If you want to meet the great man, get down to the Civic Centre on Friday at 2, where he's on the panel to discuss Climate Change (cue platitudes hiding actual attacks on the environment). Sadly, I can't be there: I'm being interviewed to find me something to do at the Olympics, because I Am The Big Society.

6 comments:

Connie said...

I have yet to be diagnosed with a terminal illness but
I suspect that if I had one, and I was at the stage where I was using a hospice, I would consider it bitterly ironic if someone was seriously concerned about my health being affected by a nearby telephone mast.

Somehow I doubt this was the main concern at the meeting.

I imagine that Mr Uppal has a large photo of you that he throws darts at.

The Plashing Vole said...

That's a very good point. One lady said that she'd had face cancer and 22 of her neighbours had contracted cancers because she lived near a mast. It feels awful to contradict someone ill, but, no.

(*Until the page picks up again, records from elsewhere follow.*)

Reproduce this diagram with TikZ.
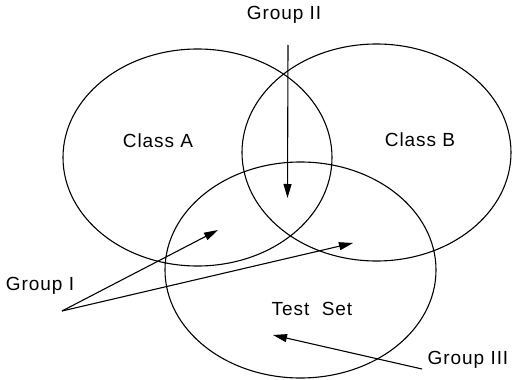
\documentclass[tikz,border=0pt]{standalone}
\usepackage{fontspec}
\setmainfont[LetterSpace=5]{Liberation Sans}
\usetikzlibrary{arrows.meta}
\begin{document}
\begin{tikzpicture}[x=1pt,y=-1pt,
  setline/.style={line width=1.1pt},
  lbl/.style={inner sep=0pt,font=\fontsize{19}{22}\selectfont},
  arr/.style={line width=1.1pt,-{Triangle[length=14pt,width=8pt]}}]
\useasboundingbox (0,0) rectangle (512,380);
% sets
\draw[setline] (197.5,157.5) ellipse [x radius=134.5, y radius=108.5];
\draw[setline] (376.5,152.5) ellipse [x radius=134.5, y radius=108.5];
\draw[setline] (300.5,270) ellipse [x radius=135.5, y radius=108];
% labels
\node[lbl] (g2) at (284,14.5) {Group II};
\node[lbl] (ca) at (158,140.5) {Class A};
\node[lbl] (cb) at (420,139.5) {Class B};
\node[lbl] (ts) at (312,309) {Test\ \ Set};
\node[lbl] (g1) at (40,285.5) {Group I};
\node[lbl] (g3) at (468,360) {Group III};
% arrow ends
\coordinate (g2s) at (288,45);
\coordinate (g2e) at (287.5,198);
\coordinate (g1s) at (62,311);
\coordinate (g1a) at (218,230);
\coordinate (g1b) at (353,243);
\coordinate (g3s) at (422,369);
\coordinate (g3e) at (273,335);
% arrows
\draw[arr] (g2s) -- (g2e);
\draw[arr] (g1s) -- (g1a);
\draw[arr] (g1s) -- (g1b);
\draw[arr] (g3s) -- (g3e);
\end{tikzpicture}
\end{document}
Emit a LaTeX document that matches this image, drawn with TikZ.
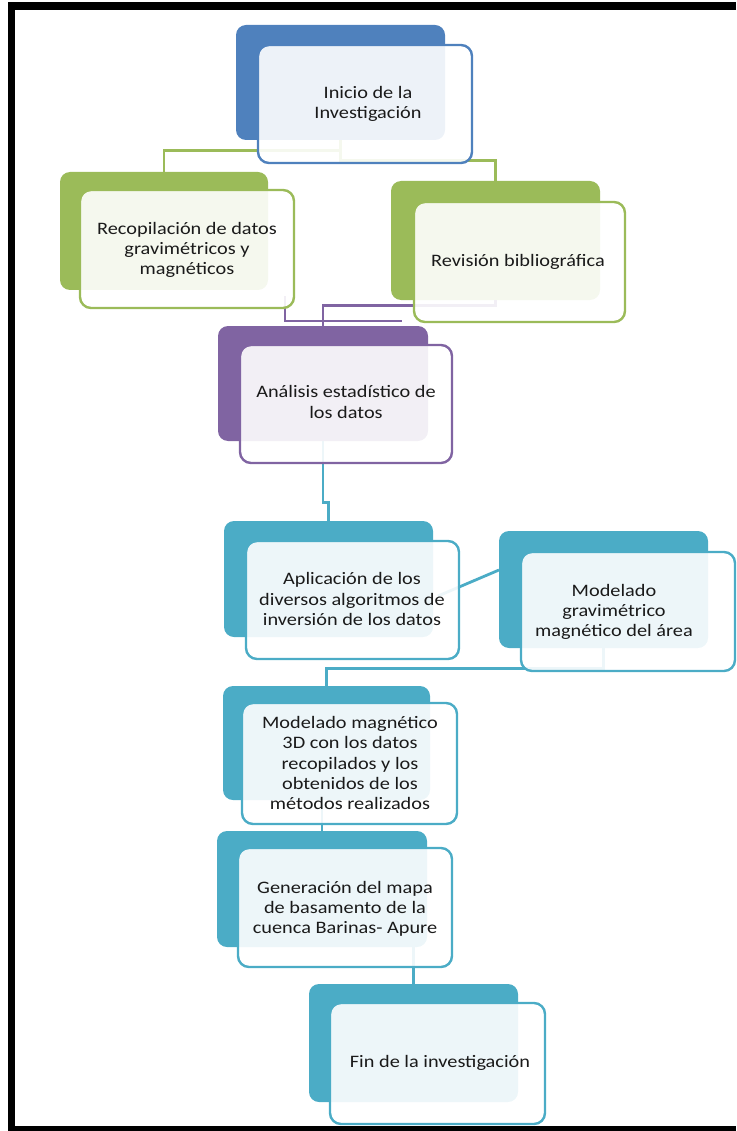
\documentclass[tikz,border=0pt]{standalone}
\usepackage{fontspec}
\setmainfont{Carlito}[FakeStretch=1.16]
\usetikzlibrary{calc}
\definecolor{blueC}{HTML}{4F81BD}
\definecolor{greenC}{HTML}{9BBB59}
\definecolor{purpleC}{HTML}{8064A2}
\definecolor{tealC}{HTML}{4BACC6}
\definecolor{txtC}{HTML}{1A1A1A}
\tikzset{
  backbox/.style={rounded corners=10pt, fill=#1, draw=none, inner sep=0pt},
  frontbox/.style={rounded corners=11pt, fill=white, fill opacity=0.9, draw=#1, line width=2.4pt, draw opacity=1, inner sep=0pt},
  txt/.style={align=center, text=txtC, font=\fontsize{17.5}{20.3}\selectfont, inner sep=0pt},
  conn/.style={draw=#1, line width=2.8pt},
}
\begin{document}
\begin{tikzpicture}[x=1pt,y=-1pt]
\useasboundingbox (0,0) rectangle (736,1131);
% frame
\fill[black] (8,2) rectangle (736,10);
\fill[black] (8,2) rectangle (15,1131);
\fill[black] (8,1126) rectangle (736,1131);
% back boxes
\node[backbox=blueC, minimum width=209pt, minimum height=115pt] (b1) at (340.5,82.5) {};
\node[backbox=greenC, minimum width=208pt, minimum height=118pt] (b2) at (164,231) {};
\node[backbox=greenC, minimum width=209pt, minimum height=119pt] (b3) at (495.5,240.5) {};
\node[backbox=purpleC, minimum width=210pt, minimum height=115pt] (b4) at (323,383.5) {};
\node[backbox=tealC, minimum width=209pt, minimum height=116pt] (b5) at (328.5,579) {};
\node[backbox=tealC, minimum width=209pt, minimum height=117pt] (b6) at (603.5,589.5) {};
\node[backbox=tealC, minimum width=207pt, minimum height=114pt] (b7) at (326.5,743) {};
\node[backbox=tealC, minimum width=210pt, minimum height=116pt] (b8) at (322,889) {};
\node[backbox=tealC, minimum width=209pt, minimum height=118pt] (b9) at (413.5,1043) {};
% named free ends
\coordinate (p1) at (285,296);
\coordinate (p2) at (285,321);
\coordinate (p3) at (402,321);
\coordinate (q1) at (438,596);
\coordinate (q2) at (499,570);
% connectors
\draw[conn=greenC] (b1.south) -- ++(0,10) -| (b2.north);
\draw[conn=greenC] (b1.south) -- ++(0,20.5) -| (b3.north);
\draw[conn=purpleC] (p1) -- (p2) -- (p3);
\draw[conn=purpleC] (b3.south) -- ++(0,5) -| (b4.north);
\draw[conn=tealC] (b4.south) -- ++(0,61) -| (b5.north);
\draw[conn=tealC] (q1) -- (q2);
\draw[conn=tealC] (b6.south) -- ++(0,20) -| (b7.north);
\draw[conn=tealC] (b8.north |- b7.south) -- (b8.north);
\draw[conn=tealC] (b9.north |- b8.south) -- (b9.north);
% front boxes
\node[frontbox=blueC, minimum width=214pt, minimum height=118pt] (f1) at (365,104) {};
\node[frontbox=greenC, minimum width=214pt, minimum height=118pt] (f2) at (187,249) {};
\node[frontbox=greenC, minimum width=211pt, minimum height=120pt] (f3) at (519.5,262) {};
\node[frontbox=purpleC, minimum width=212pt, minimum height=118pt] (f4) at (346,404) {};
\node[frontbox=tealC, minimum width=213pt, minimum height=118pt] (f5) at (352.5,600) {};
\node[frontbox=tealC, minimum width=214pt, minimum height=119pt] (f6) at (628,611.5) {};
\node[frontbox=tealC, minimum width=215pt, minimum height=121pt] (f7) at (349.5,763.5) {};
\node[frontbox=tealC, minimum width=214pt, minimum height=119pt] (f8) at (345,907.5) {};
\node[frontbox=tealC, minimum width=215pt, minimum height=121pt] (f9) at (437.5,1063.5) {};
% texts
\node[txt] (t1) at (368,104) {Inicio de la\\Investigación};
\node[txt] (t2) at (187,250) {Recopilación de datos\\gravimétricos y\\magnéticos};
\node[txt] (t3) at (518,262) {Revisión bibliográfica};
\node[txt] (t4) at (346,402) {Análisis estadístico de\\los datos};
\node[txt] (t5) at (352,599) {Aplicación de los\\diversos algoritmos de\\inversión de los datos};
\node[txt] (t6) at (614,612) {Modelado\\gravimétrico\\magnético del área};
\node[txt] (t7) at (350,763) {Modelado magnético\\3D con los datos\\recopilados y los\\obtenidos de los\\métodos realizados};
\node[txt] (t8) at (345,909) {Generación del mapa\\de basamento de la\\cuenca Barinas- Apure};
\node[txt] (t9) at (440,1063) {Fin de la investigación};
\end{tikzpicture}
\end{document}
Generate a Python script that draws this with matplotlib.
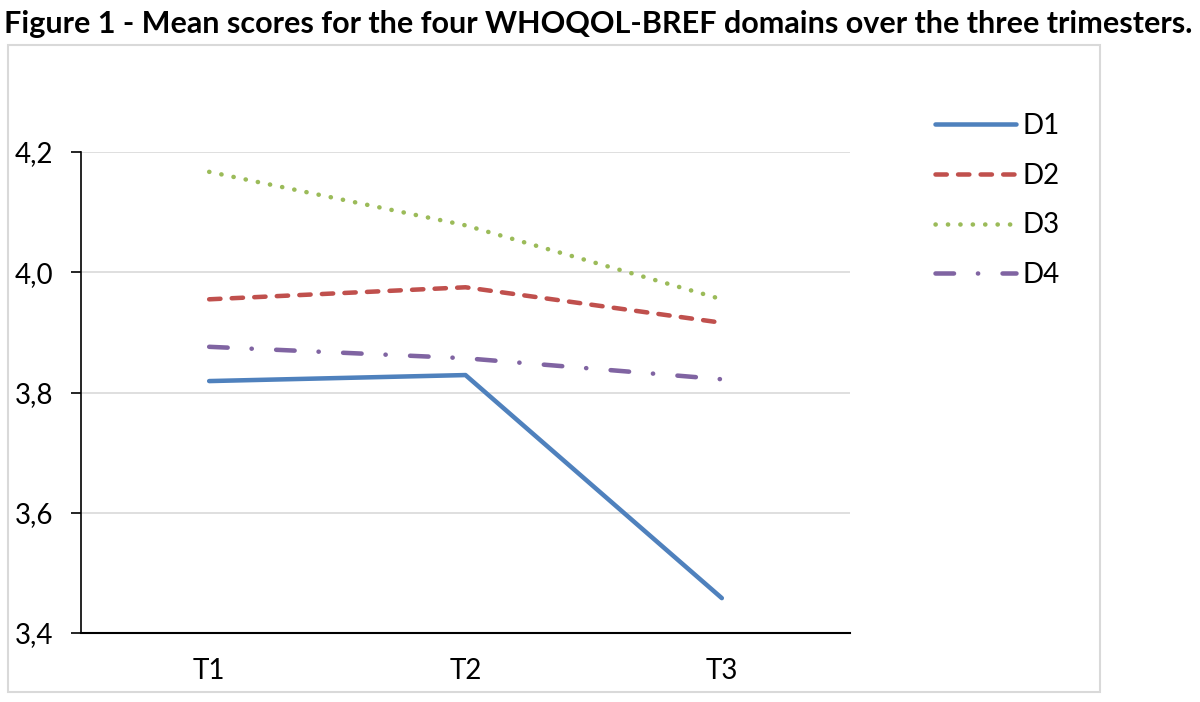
import matplotlib
matplotlib.use("Agg")
import matplotlib.pyplot as plt
from matplotlib.patches import Rectangle

categories = ["T1", "T2", "T3"]
d1 = [3.819, 3.829, 3.458]
d2 = [3.955, 3.975, 3.916]
d3 = [4.167, 4.078, 3.955]
d4 = [3.876, 3.857, 3.822]
series_names = ["D1", "D2", "D3", "D4"]
yticks = [3.4, 3.6, 3.8, 4.0, 4.2]
ytick_labels = ["3,4", "3,6", "3,8", "4,0", "4,2"]
title = "Figure 1 - Mean scores for the four WHOQOL-BREF domains over the three trimesters."

plt.rcParams['font.family'] = ['Lato', 'DejaVu Sans']

W, H = 1200, 702
fig = plt.figure(figsize=(W/100, H/100), dpi=100)

# outer chart border
fig.patches.append(Rectangle((8/W, 1-692/H), (1100-8)/W, (692-45)/H,
                             transform=fig.transFigure, fill=False,
                             edgecolor="#D9D9D9", linewidth=1.5))

fig.text(4/W, 1-24/H, title, fontsize=22, fontweight='bold', va='center', ha='left')

ax = fig.add_axes([81/W, 1-633/H, (850-81)/W, (633-152)/H])
x = list(range(len(categories)))
lw = 3.25
styles = [
    dict(color="#4F81BD", linestyle='-'),
    dict(color="#C0504D", dashes=(2.5, 2.5)),
    dict(color="#9BBB59", dashes=(0.05, 2.7)),
    dict(color="#8064A2", dashes=(4.1, 5.3, 0.05, 5.4)),
]
for vals, name, st in zip([d1, d2, d3, d4], series_names, styles):
    ax.plot(x, vals, label=name, linewidth=lw, dash_capstyle='round',
            solid_capstyle='round', **st)

ax.set_xlim(-0.5, 2.5)
ax.set_ylim(3.4, 4.2)
ax.set_yticks(yticks)
ax.set_yticklabels(ytick_labels)
ax.set_xticks(x)
ax.set_xticklabels(categories)
ax.grid(axis='y', color="#D9D9D9", linewidth=1.2)
ax.set_axisbelow(True)
for s in ['top', 'right']:
    ax.spines[s].set_visible(False)
ax.spines['left'].set_linewidth(1.2)
ax.spines['bottom'].set_linewidth(1.5)
ax.tick_params(axis='y', length=7, width=1.2, pad=13, labelsize=20)
ax.tick_params(axis='x', length=0, pad=18, labelsize=20)

leg = fig.legend(loc='upper left', bbox_to_anchor=(924/W, 1-102/H), frameon=False,
                 fontsize=20, handlelength=2.9, labelspacing=0.85, handletextpad=0.25,
                 borderaxespad=0)

fig.savefig("out.png", dpi=100)
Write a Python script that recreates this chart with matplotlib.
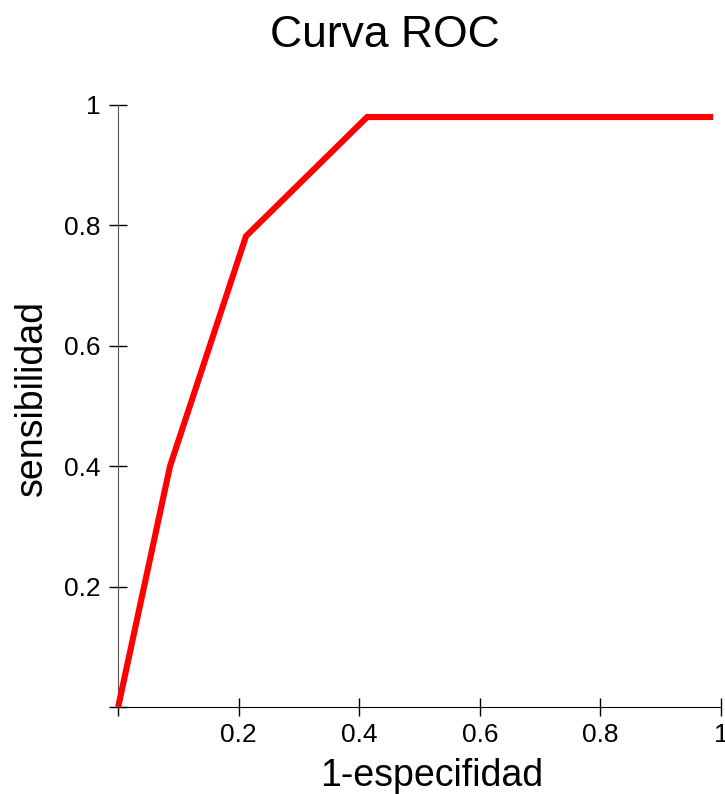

Uppal won't be throwing darts at me. He has people to do that kind of thing.

ed said...

You gave him your real name? What if Uppal rubs his two brain cells together and links it to a certain Vole? Though saying that, if he reads your blog - which I think he does, late at night, squeezing a stress ball, muttering profanities - he's probably figured it out already.

The Plashing Vole said...

I don't tell direct lies even to my enemies. There's nothing on PV I'm ashamed of, so it's cool. Wish I could be there on Friday though.

The Red Witch said...

I read somewhere that Hunter Thompson was very disappointed not to be on Nixon's enemies list. Maybe you will succeed where he failed.

The Plashing Vole said...

I like the telegram Rebecca West sent to Noel Coward when the Black Book was revealed: the Nazi death list in the event of a successful invasion of Britain: 'my dear, the people we should have been seen dead with'.